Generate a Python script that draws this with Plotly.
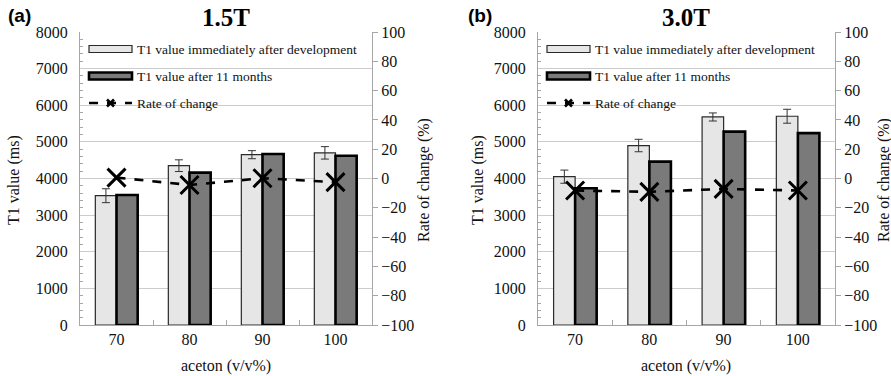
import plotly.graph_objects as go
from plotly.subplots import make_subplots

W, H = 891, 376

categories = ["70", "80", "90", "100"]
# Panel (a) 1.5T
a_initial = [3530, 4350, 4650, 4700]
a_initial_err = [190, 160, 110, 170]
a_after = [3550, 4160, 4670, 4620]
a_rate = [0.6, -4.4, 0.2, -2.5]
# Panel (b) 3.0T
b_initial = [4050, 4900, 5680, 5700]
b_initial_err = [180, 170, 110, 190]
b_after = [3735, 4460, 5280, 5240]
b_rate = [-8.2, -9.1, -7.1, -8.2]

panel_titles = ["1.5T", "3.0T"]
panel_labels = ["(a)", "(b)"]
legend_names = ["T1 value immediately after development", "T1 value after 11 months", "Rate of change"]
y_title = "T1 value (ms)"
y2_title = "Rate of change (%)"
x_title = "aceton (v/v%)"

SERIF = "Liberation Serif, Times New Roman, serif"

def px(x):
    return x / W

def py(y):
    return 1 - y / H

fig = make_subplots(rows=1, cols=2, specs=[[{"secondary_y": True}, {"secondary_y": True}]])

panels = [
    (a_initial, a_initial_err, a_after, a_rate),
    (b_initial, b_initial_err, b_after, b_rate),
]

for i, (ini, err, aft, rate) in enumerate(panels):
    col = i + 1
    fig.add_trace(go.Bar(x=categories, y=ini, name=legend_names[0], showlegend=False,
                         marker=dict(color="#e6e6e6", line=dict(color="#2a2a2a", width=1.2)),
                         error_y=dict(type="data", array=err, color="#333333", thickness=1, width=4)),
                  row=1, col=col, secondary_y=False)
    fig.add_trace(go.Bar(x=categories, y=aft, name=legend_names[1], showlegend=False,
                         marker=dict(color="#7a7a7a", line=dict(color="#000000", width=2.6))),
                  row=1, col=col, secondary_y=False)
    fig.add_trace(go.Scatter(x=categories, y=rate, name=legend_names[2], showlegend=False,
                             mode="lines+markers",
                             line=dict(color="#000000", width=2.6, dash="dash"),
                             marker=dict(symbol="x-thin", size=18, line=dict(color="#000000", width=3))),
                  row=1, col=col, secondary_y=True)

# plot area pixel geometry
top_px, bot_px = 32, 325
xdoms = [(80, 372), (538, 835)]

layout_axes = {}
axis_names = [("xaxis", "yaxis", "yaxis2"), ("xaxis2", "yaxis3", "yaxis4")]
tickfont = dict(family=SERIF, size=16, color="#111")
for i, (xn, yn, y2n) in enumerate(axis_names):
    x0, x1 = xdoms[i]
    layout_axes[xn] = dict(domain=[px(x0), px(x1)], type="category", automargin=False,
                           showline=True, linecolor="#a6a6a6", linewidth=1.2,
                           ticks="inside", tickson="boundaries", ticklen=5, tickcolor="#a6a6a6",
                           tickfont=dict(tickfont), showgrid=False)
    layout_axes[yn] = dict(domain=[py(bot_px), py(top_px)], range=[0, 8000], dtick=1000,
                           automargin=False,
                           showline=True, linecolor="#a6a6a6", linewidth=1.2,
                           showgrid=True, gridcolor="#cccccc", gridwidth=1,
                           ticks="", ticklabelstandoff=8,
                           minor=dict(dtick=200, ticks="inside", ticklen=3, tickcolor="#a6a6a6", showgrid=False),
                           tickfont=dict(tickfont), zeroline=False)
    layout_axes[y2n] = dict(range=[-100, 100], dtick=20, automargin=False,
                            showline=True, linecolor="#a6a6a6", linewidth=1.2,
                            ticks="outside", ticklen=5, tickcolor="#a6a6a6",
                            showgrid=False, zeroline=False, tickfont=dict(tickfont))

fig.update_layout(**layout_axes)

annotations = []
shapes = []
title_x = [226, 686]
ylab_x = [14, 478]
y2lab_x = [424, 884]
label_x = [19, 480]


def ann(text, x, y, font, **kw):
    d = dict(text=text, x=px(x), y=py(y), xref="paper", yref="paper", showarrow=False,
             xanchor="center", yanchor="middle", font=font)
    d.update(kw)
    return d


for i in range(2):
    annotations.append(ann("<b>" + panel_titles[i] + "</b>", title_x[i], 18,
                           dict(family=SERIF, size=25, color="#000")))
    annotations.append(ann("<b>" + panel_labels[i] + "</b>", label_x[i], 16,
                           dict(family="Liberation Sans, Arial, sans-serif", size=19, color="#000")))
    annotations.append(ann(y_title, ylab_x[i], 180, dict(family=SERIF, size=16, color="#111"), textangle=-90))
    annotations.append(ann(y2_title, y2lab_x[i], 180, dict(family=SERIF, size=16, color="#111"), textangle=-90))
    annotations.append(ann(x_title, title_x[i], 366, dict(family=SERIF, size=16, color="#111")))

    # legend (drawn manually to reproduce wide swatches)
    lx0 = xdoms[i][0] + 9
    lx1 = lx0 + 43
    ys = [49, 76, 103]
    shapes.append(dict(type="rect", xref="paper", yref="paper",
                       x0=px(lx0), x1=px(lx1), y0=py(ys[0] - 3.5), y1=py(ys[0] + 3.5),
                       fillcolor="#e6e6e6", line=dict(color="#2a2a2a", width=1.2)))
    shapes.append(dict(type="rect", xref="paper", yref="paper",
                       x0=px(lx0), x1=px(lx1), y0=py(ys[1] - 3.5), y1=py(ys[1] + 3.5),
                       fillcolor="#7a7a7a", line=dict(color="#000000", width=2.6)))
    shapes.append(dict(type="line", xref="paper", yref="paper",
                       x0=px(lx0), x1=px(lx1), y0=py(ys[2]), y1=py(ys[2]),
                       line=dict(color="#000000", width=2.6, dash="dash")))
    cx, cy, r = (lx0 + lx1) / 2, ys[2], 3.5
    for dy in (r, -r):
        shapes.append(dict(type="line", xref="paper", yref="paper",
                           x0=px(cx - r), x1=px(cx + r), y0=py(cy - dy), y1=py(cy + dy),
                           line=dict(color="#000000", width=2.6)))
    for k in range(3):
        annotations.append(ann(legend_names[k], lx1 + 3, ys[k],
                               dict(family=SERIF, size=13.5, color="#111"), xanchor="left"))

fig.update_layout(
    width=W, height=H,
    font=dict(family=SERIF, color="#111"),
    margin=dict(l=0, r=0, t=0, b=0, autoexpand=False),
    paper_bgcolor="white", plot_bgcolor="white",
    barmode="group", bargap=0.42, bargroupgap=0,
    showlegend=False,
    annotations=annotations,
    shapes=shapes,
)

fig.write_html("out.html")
————
**WHAT NEEDS TO BE DONE:** Every line from the top of the material above through the line with "b_rate = [-8.2, -9.1, -7.1, -8.2]" should be duplicated exactly, please; leave out the pictures.

**EXERCISE SOLUTION:**
Generate a Python script that draws this with Plotly.
import plotly.graph_objects as go
from plotly.subplots import make_subplots

W, H = 891, 376

categories = ["70", "80", "90", "100"]
# Panel (a) 1.5T
a_initial = [3530, 4350, 4650, 4700]
a_initial_err = [190, 160, 110, 170]
a_after = [3550, 4160, 4670, 4620]
a_rate = [0.6, -4.4, 0.2, -2.5]
# Panel (b) 3.0T
b_initial = [4050, 4900, 5680, 5700]
b_initial_err = [180, 170, 110, 190]
b_after = [3735, 4460, 5280, 5240]
b_rate = [-8.2, -9.1, -7.1, -8.2]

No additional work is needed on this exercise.